The advantages are clear. API keys are easy to implement, easy to understand, and work everywhere. A single header or query parameter is all you need. There are no token exchanges, no redirect flows, no additional HTTP round trips.
But API keys have significant drawbacks at scale. They are long-lived credentials, which means a leaked key remains valid until someone manually revokes it. They provide no built-in mechanism for scoping permissions. A key either works or it does not. There is no standard way to express that client A can invoke tool X but not tool Y.
Key rotation is also manual and disruptive. When you rotate a key, every client using it needs to be updated simultaneously, or you need to support multiple active keys during a transition window.
OAuth 2.1: security at scale
OAuth 2.1 addresses most of the limitations of API keys. Tokens are short-lived and automatically refreshed. Scopes provide fine-grained permission control. The client credentials flow is specifically designed for machine-to-machine authentication, which is exactly what MCP server communication requires.
With OAuth 2.1, each client registers with an authorization server and receives a client ID and secret. When it needs to connect to an MCP server, it exchanges these credentials for a short-lived access token. The MCP server validates this token, checks the scopes, and either allows or denies the request.
This architecture separates the concerns of identity management from resource access. The authorization server handles credential storage, token issuance, and revocation. The MCP server only needs to validate tokens, which can be done without network calls if you use signed JWTs.
The real-world comparison
In practice, the choice often comes down to your deployment stage and scale.
For a single developer testing an MCP server locally, API keys are perfectly fine. The overhead of setting up an OAuth provider would slow down iteration without meaningful security benefit.
For production deployments with multiple clients, OAuth 2.1 is the better choice.

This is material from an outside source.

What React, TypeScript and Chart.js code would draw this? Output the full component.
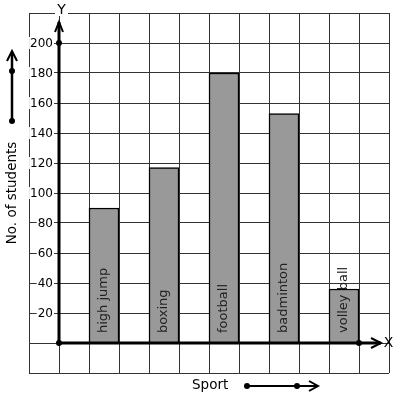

The short-lived tokens limit blast radius if credentials leak. Scopes give you fine-grained control. Token introspection provides audit capabilities. And automatic refresh eliminates the key rotation problem entirely.
How Praesidia handles this
Praesidia provides a unified credential system that gives you the security benefits of OAuth 2.1 with the simplicity of API keys. When you register an MCP server on the platform, it receives a client key and secret. These credentials are used to obtain short-lived tokens through a standard OAuth 2.1 client credentials flow.
But here is where it gets interesting. Praesidia layers connection-level controls on top of authentication. Even after a client successfully authenticates, the platform enforces guardrails on what content can flow through the connection and policies on rate limits, geographic restrictions, and time-based access.
This means you do not have to choose between security and simplicity. The platform handles the complexity of token management while you focus on building your AI infrastructure.
Recommendations
Start with API keys only for local development and prototyping. Move to OAuth 2.1 before your first production deployment. Use a platform like Praesidia if you need both authentication and governance without building the infrastructure yourself.
The cost of switching authentication methods grows with every client you add. Making the right choice early saves significant engineering time later.